* [To be done]
Go through the listing and set it down exactly, leaving out its pictures.

--- start of Material ---

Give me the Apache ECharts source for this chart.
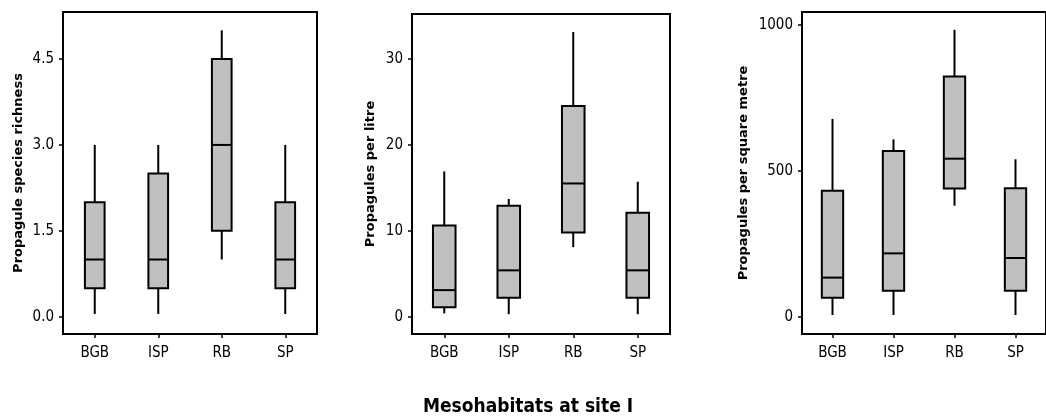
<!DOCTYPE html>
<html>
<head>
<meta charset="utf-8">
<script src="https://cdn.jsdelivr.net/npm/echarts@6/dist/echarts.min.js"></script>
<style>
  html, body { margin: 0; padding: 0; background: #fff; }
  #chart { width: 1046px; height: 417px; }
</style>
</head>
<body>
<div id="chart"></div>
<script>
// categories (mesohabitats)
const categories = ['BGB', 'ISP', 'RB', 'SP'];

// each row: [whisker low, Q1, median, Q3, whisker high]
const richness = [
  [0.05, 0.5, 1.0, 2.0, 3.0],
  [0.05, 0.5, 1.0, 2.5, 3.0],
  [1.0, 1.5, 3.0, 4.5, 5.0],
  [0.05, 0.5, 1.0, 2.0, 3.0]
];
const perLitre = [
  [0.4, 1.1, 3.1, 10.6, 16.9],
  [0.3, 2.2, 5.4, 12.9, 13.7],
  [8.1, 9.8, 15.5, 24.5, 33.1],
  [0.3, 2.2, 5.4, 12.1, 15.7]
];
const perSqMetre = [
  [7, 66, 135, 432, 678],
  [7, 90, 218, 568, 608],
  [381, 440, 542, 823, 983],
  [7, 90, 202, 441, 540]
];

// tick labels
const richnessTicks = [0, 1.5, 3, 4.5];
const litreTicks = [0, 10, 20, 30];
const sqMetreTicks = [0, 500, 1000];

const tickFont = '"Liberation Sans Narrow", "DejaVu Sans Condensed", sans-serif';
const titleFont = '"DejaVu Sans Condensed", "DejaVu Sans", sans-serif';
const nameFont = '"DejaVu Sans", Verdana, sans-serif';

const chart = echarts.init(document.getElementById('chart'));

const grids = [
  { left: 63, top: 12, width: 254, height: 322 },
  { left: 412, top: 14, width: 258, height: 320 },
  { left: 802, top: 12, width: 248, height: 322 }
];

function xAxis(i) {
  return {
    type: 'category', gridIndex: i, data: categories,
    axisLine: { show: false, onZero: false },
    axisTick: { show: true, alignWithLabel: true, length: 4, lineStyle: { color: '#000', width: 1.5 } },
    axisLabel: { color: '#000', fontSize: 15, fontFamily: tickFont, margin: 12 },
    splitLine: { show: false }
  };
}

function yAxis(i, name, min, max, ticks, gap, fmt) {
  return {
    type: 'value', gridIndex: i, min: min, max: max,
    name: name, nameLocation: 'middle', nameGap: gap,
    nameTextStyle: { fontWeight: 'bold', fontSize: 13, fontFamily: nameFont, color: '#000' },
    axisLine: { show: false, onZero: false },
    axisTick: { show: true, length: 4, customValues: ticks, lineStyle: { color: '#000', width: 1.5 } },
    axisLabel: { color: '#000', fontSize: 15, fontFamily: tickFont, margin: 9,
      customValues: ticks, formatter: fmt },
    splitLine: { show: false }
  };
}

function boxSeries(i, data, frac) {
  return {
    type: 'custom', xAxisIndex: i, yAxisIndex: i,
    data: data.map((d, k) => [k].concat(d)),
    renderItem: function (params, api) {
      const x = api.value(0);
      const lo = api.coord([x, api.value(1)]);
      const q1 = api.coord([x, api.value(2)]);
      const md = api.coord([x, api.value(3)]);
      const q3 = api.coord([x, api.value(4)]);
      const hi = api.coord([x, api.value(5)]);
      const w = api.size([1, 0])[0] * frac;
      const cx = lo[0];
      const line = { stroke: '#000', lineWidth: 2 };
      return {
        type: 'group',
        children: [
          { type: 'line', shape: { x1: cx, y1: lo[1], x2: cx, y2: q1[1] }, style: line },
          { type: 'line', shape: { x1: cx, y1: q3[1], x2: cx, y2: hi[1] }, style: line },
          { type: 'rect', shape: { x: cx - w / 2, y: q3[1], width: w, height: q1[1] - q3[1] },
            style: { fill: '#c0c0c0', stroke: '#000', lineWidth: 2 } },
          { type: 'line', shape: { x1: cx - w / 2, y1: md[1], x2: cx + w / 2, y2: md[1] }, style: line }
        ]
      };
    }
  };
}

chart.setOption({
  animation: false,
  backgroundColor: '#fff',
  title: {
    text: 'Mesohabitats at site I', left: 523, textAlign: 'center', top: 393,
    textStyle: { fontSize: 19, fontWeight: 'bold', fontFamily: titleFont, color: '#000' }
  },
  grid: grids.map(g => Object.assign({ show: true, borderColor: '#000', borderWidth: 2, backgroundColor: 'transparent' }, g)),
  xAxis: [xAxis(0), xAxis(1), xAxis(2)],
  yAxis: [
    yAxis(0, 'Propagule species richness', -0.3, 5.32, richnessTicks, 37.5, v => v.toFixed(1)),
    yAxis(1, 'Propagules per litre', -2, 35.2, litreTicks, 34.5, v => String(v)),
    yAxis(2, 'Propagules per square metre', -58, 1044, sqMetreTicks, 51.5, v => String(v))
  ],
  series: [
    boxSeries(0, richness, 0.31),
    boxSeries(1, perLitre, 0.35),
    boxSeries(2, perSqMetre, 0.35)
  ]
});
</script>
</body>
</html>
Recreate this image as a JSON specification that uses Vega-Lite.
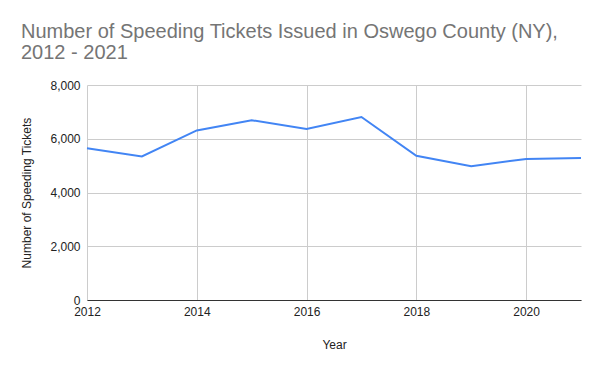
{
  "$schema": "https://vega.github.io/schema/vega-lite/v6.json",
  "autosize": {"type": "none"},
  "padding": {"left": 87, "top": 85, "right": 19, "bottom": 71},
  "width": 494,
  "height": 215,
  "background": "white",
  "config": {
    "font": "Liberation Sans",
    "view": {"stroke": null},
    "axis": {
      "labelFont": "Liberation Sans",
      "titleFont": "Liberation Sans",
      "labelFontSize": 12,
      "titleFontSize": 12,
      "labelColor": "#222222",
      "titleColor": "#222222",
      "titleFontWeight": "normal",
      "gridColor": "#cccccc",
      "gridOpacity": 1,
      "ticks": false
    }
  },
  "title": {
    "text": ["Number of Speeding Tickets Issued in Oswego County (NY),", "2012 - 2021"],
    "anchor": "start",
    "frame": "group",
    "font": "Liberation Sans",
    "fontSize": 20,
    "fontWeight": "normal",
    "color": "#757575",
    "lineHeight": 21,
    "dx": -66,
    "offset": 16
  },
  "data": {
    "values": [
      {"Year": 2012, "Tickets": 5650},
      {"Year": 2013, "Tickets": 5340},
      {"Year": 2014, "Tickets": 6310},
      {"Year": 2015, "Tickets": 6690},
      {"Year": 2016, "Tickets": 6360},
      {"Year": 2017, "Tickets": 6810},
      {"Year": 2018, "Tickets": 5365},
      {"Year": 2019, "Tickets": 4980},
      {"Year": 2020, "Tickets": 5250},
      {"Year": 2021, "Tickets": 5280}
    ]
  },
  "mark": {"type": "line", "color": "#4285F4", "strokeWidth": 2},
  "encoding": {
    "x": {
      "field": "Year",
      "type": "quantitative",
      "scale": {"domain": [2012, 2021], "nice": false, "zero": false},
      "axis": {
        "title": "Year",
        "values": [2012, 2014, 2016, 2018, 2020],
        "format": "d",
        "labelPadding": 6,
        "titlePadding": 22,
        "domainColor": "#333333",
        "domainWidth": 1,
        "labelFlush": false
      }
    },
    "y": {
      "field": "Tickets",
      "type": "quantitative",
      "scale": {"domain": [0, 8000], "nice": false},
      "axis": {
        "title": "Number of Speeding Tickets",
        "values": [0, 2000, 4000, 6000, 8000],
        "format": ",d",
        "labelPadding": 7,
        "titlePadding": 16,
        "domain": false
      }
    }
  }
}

--- end of Material ---

* [Expected answer]
Give me the Apache ECharts source for this chart.
<!DOCTYPE html>
<html>
<head>
<meta charset="utf-8">
<script src="https://cdn.jsdelivr.net/npm/echarts@6/dist/echarts.min.js"></script>
<style>
  html, body { margin: 0; padding: 0; background: #fff; }
  #chart { width: 1046px; height: 417px; }
</style>
</head>
<body>
<div id="chart"></div>
<script>
// categories (mesohabitats)
const categories = ['BGB', 'ISP', 'RB', 'SP'];

// each row: [whisker low, Q1, median, Q3, whisker high]
const richness = [
  [0.05, 0.5, 1.0, 2.0, 3.0],
  [0.05, 0.5, 1.0, 2.5, 3.0],
  [1.0, 1.5, 3.0, 4.5, 5.0],
  [0.05, 0.5, 1.0, 2.0, 3.0]
];
const perLitre = [
  [0.4, 1.1, 3.1, 10.6, 16.9],
  [0.3, 2.2, 5.4, 12.9, 13.7],
  [8.1, 9.8, 15.5, 24.5, 33.1],
  [0.3, 2.2, 5.4, 12.1, 15.7]
];
const perSqMetre = [
  [7, 66, 135, 432, 678],
  [7, 90, 218, 568, 608],
  [381, 440, 542, 823, 983],
  [7, 90, 202, 441, 540]
];

// tick labels
const richnessTicks = [0, 1.5, 3, 4.5];
const litreTicks = [0, 10, 20, 30];
const sqMetreTicks = [0, 500, 1000];

const tickFont = '"Liberation Sans Narrow", "DejaVu Sans Condensed", sans-serif';
const titleFont = '"DejaVu Sans Condensed", "DejaVu Sans", sans-serif';
const nameFont = '"DejaVu Sans", Verdana, sans-serif';

const chart = echarts.init(document.getElementById('chart'));

const grids = [
  { left: 63, top: 12, width: 254, height: 322 },
  { left: 412, top: 14, width: 258, height: 320 },
  { left: 802, top: 12, width: 248, height: 322 }
];

function xAxis(i) {
  return {
    type: 'category', gridIndex: i, data: categories,
    axisLine: { show: false, onZero: false },
    axisTick: { show: true, alignWithLabel: true, length: 4, lineStyle: { color: '#000', width: 1.5 } },
    axisLabel: { color: '#000', fontSize: 15, fontFamily: tickFont, margin: 12 },
    splitLine: { show: false }
  };
}

function yAxis(i, name, min, max, ticks, gap, fmt) {
  return {
    type: 'value', gridIndex: i, min: min, max: max,
    name: name, nameLocation: 'middle', nameGap: gap,
    nameTextStyle: { fontWeight: 'bold', fontSize: 13, fontFamily: nameFont, color: '#000' },
    axisLine: { show: false, onZero: false },
    axisTick: { show: true, length: 4, customValues: ticks, lineStyle: { color: '#000', width: 1.5 } },
    axisLabel: { color: '#000', fontSize: 15, fontFamily: tickFont, margin: 9,
      customValues: ticks, formatter: fmt },
    splitLine: { show: false }
  };
}

function boxSeries(i, data, frac) {
  return {
    type: 'custom', xAxisIndex: i, yAxisIndex: i,
    data: data.map((d, k) => [k].concat(d)),
    renderItem: function (params, api) {
      const x = api.value(0);
      const lo = api.coord([x, api.value(1)]);
      const q1 = api.coord([x, api.value(2)]);
      const md = api.coord([x, api.value(3)]);
      const q3 = api.coord([x, api.value(4)]);
      const hi = api.coord([x, api.value(5)]);
      const w = api.size([1, 0])[0] * frac;
      const cx = lo[0];
      const line = { stroke: '#000', lineWidth: 2 };
      return {
        type: 'group',
        children: [
          { type: 'line', shape: { x1: cx, y1: lo[1], x2: cx, y2: q1[1] }, style: line },
          { type: 'line', shape: { x1: cx, y1: q3[1], x2: cx, y2: hi[1] }, style: line },
          { type: 'rect', shape: { x: cx - w / 2, y: q3[1], width: w, height: q1[1] - q3[1] },
            style: { fill: '#c0c0c0', stroke: '#000', lineWidth: 2 } },
          { type: 'line', shape: { x1: cx - w / 2, y1: md[1], x2: cx + w / 2, y2: md[1] }, style: line }
        ]
      };
    }
  };
}

chart.setOption({
  animation: false,
  backgroundColor: '#fff',
  title: {
    text: 'Mesohabitats at site I', left: 523, textAlign: 'center', top: 393,
    textStyle: { fontSize: 19, fontWeight: 'bold', fontFamily: titleFont, color: '#000' }
  },
  grid: grids.map(g => Object.assign({ show: true, borderColor: '#000', borderWidth: 2, backgroundColor: 'transparent' }, g)),
  xAxis: [xAxis(0), xAxis(1), xAxis(2)],
  yAxis: [
    yAxis(0, 'Propagule species richness', -0.3, 5.32, richnessTicks, 37.5, v => v.toFixed(1)),
    yAxis(1, 'Propagules per litre', -2, 35.2, litreTicks, 34.5, v => String(v)),
    yAxis(2, 'Propagules per square metre', -58, 1044, sqMetreTicks, 51.5, v => String(v))
  ],
  series: [
    boxSeries(0, richness, 0.31),
    boxSeries(1, perLitre, 0.35),
    boxSeries(2, perSqMetre, 0.35)
  ]
});
</script>
</body>
</html>
Recreate this image as a JSON specification that uses Vega-Lite.
{
  "$schema": "https://vega.github.io/schema/vega-lite/v6.json",
  "autosize": {"type": "none"},
  "padding": {"left": 87, "top": 85, "right": 19, "bottom": 71},
  "width": 494,
  "height": 215,
  "background": "white",
  "config": {
    "font": "Liberation Sans",
    "view": {"stroke": null},
    "axis": {
      "labelFont": "Liberation Sans",
      "titleFont": "Liberation Sans",
      "labelFontSize": 12,
      "titleFontSize": 12,
      "labelColor": "#222222",
      "titleColor": "#222222",
      "titleFontWeight": "normal",
      "gridColor": "#cccccc",
      "gridOpacity": 1,
      "ticks": false
    }
  },
  "title": {
    "text": ["Number of Speeding Tickets Issued in Oswego County (NY),", "2012 - 2021"],
    "anchor": "start",
    "frame": "group",
    "font": "Liberation Sans",
    "fontSize": 20,
    "fontWeight": "normal",
    "color": "#757575",
    "lineHeight": 21,
    "dx": -66,
    "offset": 16
  },
  "data": {
    "values": [
      {"Year": 2012, "Tickets": 5650},
      {"Year": 2013, "Tickets": 5340},
      {"Year": 2014, "Tickets": 6310},
      {"Year": 2015, "Tickets": 6690},
      {"Year": 2016, "Tickets": 6360},
      {"Year": 2017, "Tickets": 6810},
      {"Year": 2018, "Tickets": 5365},
      {"Year": 2019, "Tickets": 4980},
      {"Year": 2020, "Tickets": 5250},
      {"Year": 2021, "Tickets": 5280}
    ]
  },
  "mark": {"type": "line", "color": "#4285F4", "strokeWidth": 2},
  "encoding": {
    "x": {
      "field": "Year",
      "type": "quantitative",
      "scale": {"domain": [2012, 2021], "nice": false, "zero": false},
      "axis": {
        "title": "Year",
        "values": [2012, 2014, 2016, 2018, 2020],
        "format": "d",
        "labelPadding": 6,
        "titlePadding": 22,
        "domainColor": "#333333",
        "domainWidth": 1,
        "labelFlush": false
      }
    },
    "y": {
      "field": "Tickets",
      "type": "quantitative",
      "scale": {"domain": [0, 8000], "nice": false},
      "axis": {
        "title": "Number of Speeding Tickets",
        "values": [0, 2000, 4000, 6000, 8000],
        "format": ",d",
        "labelPadding": 7,
        "titlePadding": 16,
        "domain": false
      }
    }
  }
}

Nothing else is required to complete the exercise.